*Data section:*
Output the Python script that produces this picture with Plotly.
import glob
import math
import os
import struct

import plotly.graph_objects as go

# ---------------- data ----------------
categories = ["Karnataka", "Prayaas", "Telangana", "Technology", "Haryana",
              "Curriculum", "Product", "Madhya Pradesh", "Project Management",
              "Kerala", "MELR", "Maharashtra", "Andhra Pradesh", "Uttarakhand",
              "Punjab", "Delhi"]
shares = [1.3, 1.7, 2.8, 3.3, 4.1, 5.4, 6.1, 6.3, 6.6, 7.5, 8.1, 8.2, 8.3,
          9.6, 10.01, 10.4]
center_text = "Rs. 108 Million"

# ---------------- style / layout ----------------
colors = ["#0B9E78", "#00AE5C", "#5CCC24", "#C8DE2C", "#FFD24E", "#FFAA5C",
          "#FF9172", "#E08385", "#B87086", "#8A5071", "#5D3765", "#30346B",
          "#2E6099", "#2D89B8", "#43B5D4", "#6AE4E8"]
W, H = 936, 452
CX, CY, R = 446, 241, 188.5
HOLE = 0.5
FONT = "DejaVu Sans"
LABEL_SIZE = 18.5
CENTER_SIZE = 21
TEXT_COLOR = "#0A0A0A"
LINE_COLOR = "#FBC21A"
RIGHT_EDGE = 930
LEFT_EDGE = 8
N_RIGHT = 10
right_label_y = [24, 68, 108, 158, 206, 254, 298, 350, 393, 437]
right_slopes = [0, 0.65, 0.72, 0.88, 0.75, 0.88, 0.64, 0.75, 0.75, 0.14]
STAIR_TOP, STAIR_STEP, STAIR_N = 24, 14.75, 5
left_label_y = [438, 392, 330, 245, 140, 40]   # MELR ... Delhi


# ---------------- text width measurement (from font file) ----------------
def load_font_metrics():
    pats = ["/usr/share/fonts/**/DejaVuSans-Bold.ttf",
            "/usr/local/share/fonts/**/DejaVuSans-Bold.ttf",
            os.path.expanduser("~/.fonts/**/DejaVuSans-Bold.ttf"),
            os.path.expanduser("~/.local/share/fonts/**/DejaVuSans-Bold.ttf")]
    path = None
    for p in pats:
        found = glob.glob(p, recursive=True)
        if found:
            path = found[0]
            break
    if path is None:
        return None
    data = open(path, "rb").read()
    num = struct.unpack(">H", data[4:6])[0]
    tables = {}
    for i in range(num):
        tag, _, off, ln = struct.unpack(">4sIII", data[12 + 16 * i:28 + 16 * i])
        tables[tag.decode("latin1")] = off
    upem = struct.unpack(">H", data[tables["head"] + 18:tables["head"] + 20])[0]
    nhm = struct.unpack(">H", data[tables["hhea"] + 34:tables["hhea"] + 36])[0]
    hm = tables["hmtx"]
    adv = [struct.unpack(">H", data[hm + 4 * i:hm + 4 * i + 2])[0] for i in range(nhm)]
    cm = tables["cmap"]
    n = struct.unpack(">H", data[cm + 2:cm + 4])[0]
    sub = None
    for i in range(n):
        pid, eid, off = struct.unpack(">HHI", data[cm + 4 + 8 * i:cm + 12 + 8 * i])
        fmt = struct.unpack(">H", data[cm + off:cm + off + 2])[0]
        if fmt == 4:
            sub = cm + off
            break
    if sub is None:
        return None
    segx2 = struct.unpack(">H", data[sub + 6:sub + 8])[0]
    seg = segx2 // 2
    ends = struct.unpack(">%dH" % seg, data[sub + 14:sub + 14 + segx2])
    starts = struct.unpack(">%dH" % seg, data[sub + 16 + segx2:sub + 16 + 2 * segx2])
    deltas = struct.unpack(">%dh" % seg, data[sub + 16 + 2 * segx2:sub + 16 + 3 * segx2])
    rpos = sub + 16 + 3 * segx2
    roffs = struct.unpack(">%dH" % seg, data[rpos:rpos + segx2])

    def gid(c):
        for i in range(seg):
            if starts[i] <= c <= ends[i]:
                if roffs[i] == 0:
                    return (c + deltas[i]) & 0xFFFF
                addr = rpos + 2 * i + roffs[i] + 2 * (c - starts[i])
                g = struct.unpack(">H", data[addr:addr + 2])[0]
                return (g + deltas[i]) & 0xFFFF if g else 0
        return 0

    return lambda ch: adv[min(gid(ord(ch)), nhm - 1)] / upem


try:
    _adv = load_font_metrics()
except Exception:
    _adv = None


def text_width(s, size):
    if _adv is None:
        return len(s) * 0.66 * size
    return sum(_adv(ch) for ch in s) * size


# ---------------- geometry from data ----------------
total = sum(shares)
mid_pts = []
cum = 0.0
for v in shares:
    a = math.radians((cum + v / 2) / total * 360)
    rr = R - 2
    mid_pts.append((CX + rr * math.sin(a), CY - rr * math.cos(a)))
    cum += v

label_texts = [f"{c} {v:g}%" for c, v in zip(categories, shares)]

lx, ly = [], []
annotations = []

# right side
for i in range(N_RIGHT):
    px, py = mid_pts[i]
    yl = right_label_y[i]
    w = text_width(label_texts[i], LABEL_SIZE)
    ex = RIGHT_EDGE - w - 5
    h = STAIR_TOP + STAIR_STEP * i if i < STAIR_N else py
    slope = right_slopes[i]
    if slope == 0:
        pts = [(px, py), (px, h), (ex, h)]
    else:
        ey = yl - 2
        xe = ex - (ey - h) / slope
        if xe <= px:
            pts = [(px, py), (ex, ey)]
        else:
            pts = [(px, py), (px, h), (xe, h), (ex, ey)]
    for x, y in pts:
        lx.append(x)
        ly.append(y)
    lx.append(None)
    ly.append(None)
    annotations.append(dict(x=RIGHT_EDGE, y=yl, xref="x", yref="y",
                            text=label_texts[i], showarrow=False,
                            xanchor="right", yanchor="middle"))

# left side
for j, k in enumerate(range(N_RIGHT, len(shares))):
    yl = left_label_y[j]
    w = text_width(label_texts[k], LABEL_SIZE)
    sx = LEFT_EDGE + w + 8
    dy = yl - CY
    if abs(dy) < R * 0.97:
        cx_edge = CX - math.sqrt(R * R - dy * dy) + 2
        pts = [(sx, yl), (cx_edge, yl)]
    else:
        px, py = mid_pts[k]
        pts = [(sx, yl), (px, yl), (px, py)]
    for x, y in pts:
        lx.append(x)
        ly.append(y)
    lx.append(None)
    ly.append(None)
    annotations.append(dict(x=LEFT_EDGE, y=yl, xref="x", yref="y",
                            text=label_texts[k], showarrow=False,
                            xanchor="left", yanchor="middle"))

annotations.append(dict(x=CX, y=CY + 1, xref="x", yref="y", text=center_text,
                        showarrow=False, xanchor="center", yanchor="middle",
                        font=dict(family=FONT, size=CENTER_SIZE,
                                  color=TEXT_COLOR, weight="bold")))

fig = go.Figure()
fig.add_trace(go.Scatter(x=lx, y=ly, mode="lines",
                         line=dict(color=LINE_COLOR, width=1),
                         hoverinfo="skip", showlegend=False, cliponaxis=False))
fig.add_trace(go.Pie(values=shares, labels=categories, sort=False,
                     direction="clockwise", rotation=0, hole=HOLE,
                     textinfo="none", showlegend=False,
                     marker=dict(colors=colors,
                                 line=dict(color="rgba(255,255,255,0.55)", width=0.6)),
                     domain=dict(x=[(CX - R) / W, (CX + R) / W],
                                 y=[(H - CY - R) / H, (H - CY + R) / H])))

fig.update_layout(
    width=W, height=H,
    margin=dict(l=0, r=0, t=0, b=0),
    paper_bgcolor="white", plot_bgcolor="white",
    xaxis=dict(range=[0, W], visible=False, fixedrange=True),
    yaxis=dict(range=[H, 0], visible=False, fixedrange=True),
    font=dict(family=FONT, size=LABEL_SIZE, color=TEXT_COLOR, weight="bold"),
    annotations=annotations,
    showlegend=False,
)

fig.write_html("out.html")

*Problem to work on:* Copy all data exactly, start to finish.

*Exercise output:*
Output the Python script that produces this picture with Plotly.
import glob
import math
import os
import struct

import plotly.graph_objects as go

# ---------------- data ----------------
categories = ["Karnataka", "Prayaas", "Telangana", "Technology", "Haryana",
              "Curriculum", "Product", "Madhya Pradesh", "Project Management",
              "Kerala", "MELR", "Maharashtra", "Andhra Pradesh", "Uttarakhand",
              "Punjab", "Delhi"]
shares = [1.3, 1.7, 2.8, 3.3, 4.1, 5.4, 6.1, 6.3, 6.6, 7.5, 8.1, 8.2, 8.3,
          9.6, 10.01, 10.4]
center_text = "Rs. 108 Million"

# ---------------- style / layout ----------------
colors = ["#0B9E78", "#00AE5C", "#5CCC24", "#C8DE2C", "#FFD24E", "#FFAA5C",
          "#FF9172", "#E08385", "#B87086", "#8A5071", "#5D3765", "#30346B",
          "#2E6099", "#2D89B8", "#43B5D4", "#6AE4E8"]
W, H = 936, 452
CX, CY, R = 446, 241, 188.5
HOLE = 0.5
FONT = "DejaVu Sans"
LABEL_SIZE = 18.5
CENTER_SIZE = 21
TEXT_COLOR = "#0A0A0A"
LINE_COLOR = "#FBC21A"
RIGHT_EDGE = 930
LEFT_EDGE = 8
N_RIGHT = 10
right_label_y = [24, 68, 108, 158, 206, 254, 298, 350, 393, 437]
right_slopes = [0, 0.65, 0.72, 0.88, 0.75, 0.88, 0.64, 0.75, 0.75, 0.14]
STAIR_TOP, STAIR_STEP, STAIR_N = 24, 14.75, 5
left_label_y = [438, 392, 330, 245, 140, 40]   # MELR ... Delhi


# ---------------- text width measurement (from font file) ----------------
def load_font_metrics():
    pats = ["/usr/share/fonts/**/DejaVuSans-Bold.ttf",
            "/usr/local/share/fonts/**/DejaVuSans-Bold.ttf",
            os.path.expanduser("~/.fonts/**/DejaVuSans-Bold.ttf"),
            os.path.expanduser("~/.local/share/fonts/**/DejaVuSans-Bold.ttf")]
    path = None
    for p in pats:
        found = glob.glob(p, recursive=True)
        if found:
            path = found[0]
            break
    if path is None:
        return None
    data = open(path, "rb").read()
    num = struct.unpack(">H", data[4:6])[0]
    tables = {}
    for i in range(num):
        tag, _, off, ln = struct.unpack(">4sIII", data[12 + 16 * i:28 + 16 * i])
        tables[tag.decode("latin1")] = off
    upem = struct.unpack(">H", data[tables["head"] + 18:tables["head"] + 20])[0]
    nhm = struct.unpack(">H", data[tables["hhea"] + 34:tables["hhea"] + 36])[0]
    hm = tables["hmtx"]
    adv = [struct.unpack(">H", data[hm + 4 * i:hm + 4 * i + 2])[0] for i in range(nhm)]
    cm = tables["cmap"]
    n = struct.unpack(">H", data[cm + 2:cm + 4])[0]
    sub = None
    for i in range(n):
        pid, eid, off = struct.unpack(">HHI", data[cm + 4 + 8 * i:cm + 12 + 8 * i])
        fmt = struct.unpack(">H", data[cm + off:cm + off + 2])[0]
        if fmt == 4:
            sub = cm + off
            break
    if sub is None:
        return None
    segx2 = struct.unpack(">H", data[sub + 6:sub + 8])[0]
    seg = segx2 // 2
    ends = struct.unpack(">%dH" % seg, data[sub + 14:sub + 14 + segx2])
    starts = struct.unpack(">%dH" % seg, data[sub + 16 + segx2:sub + 16 + 2 * segx2])
    deltas = struct.unpack(">%dh" % seg, data[sub + 16 + 2 * segx2:sub + 16 + 3 * segx2])
    rpos = sub + 16 + 3 * segx2
    roffs = struct.unpack(">%dH" % seg, data[rpos:rpos + segx2])

    def gid(c):
        for i in range(seg):
            if starts[i] <= c <= ends[i]:
                if roffs[i] == 0:
                    return (c + deltas[i]) & 0xFFFF
                addr = rpos + 2 * i + roffs[i] + 2 * (c - starts[i])
                g = struct.unpack(">H", data[addr:addr + 2])[0]
                return (g + deltas[i]) & 0xFFFF if g else 0
        return 0

    return lambda ch: adv[min(gid(ord(ch)), nhm - 1)] / upem


try:
    _adv = load_font_metrics()
except Exception:
    _adv = None


def text_width(s, size):
    if _adv is None:
        return len(s) * 0.66 * size
    return sum(_adv(ch) for ch in s) * size


# ---------------- geometry from data ----------------
total = sum(shares)
mid_pts = []
cum = 0.0
for v in shares:
    a = math.radians((cum + v / 2) / total * 360)
    rr = R - 2
    mid_pts.append((CX + rr * math.sin(a), CY - rr * math.cos(a)))
    cum += v

label_texts = [f"{c} {v:g}%" for c, v in zip(categories, shares)]

lx, ly = [], []
annotations = []

# right side
for i in range(N_RIGHT):
    px, py = mid_pts[i]
    yl = right_label_y[i]
    w = text_width(label_texts[i], LABEL_SIZE)
    ex = RIGHT_EDGE - w - 5
    h = STAIR_TOP + STAIR_STEP * i if i < STAIR_N else py
    slope = right_slopes[i]
    if slope == 0:
        pts = [(px, py), (px, h), (ex, h)]
    else:
        ey = yl - 2
        xe = ex - (ey - h) / slope
        if xe <= px:
            pts = [(px, py), (ex, ey)]
        else:
            pts = [(px, py), (px, h), (xe, h), (ex, ey)]
    for x, y in pts:
        lx.append(x)
        ly.append(y)
    lx.append(None)
    ly.append(None)
    annotations.append(dict(x=RIGHT_EDGE, y=yl, xref="x", yref="y",
                            text=label_texts[i], showarrow=False,
                            xanchor="right", yanchor="middle"))

# left side
for j, k in enumerate(range(N_RIGHT, len(shares))):
    yl = left_label_y[j]
    w = text_width(label_texts[k], LABEL_SIZE)
    sx = LEFT_EDGE + w + 8
    dy = yl - CY
    if abs(dy) < R * 0.97:
        cx_edge = CX - math.sqrt(R * R - dy * dy) + 2
        pts = [(sx, yl), (cx_edge, yl)]
    else:
        px, py = mid_pts[k]
        pts = [(sx, yl), (px, yl), (px, py)]
    for x, y in pts:
        lx.append(x)
        ly.append(y)
    lx.append(None)
    ly.append(None)
    annotations.append(dict(x=LEFT_EDGE, y=yl, xref="x", yref="y",
                            text=label_texts[k], showarrow=False,
                            xanchor="left", yanchor="middle"))

annotations.append(dict(x=CX, y=CY + 1, xref="x", yref="y", text=center_text,
                        showarrow=False, xanchor="center", yanchor="middle",
                        font=dict(family=FONT, size=CENTER_SIZE,
                                  color=TEXT_COLOR, weight="bold")))

fig = go.Figure()
fig.add_trace(go.Scatter(x=lx, y=ly, mode="lines",
                         line=dict(color=LINE_COLOR, width=1),
                         hoverinfo="skip", showlegend=False, cliponaxis=False))
fig.add_trace(go.Pie(values=shares, labels=categories, sort=False,
                     direction="clockwise", rotation=0, hole=HOLE,
                     textinfo="none", showlegend=False,
                     marker=dict(colors=colors,
                                 line=dict(color="rgba(255,255,255,0.55)", width=0.6)),
                     domain=dict(x=[(CX - R) / W, (CX + R) / W],
                                 y=[(H - CY - R) / H, (H - CY + R) / H])))

fig.update_layout(
    width=W, height=H,
    margin=dict(l=0, r=0, t=0, b=0),
    paper_bgcolor="white", plot_bgcolor="white",
    xaxis=dict(range=[0, W], visible=False, fixedrange=True),
    yaxis=dict(range=[H, 0], visible=False, fixedrange=True),
    font=dict(family=FONT, size=LABEL_SIZE, color=TEXT_COLOR, weight="bold"),
    annotations=annotations,
    showlegend=False,
)

fig.write_html("out.html")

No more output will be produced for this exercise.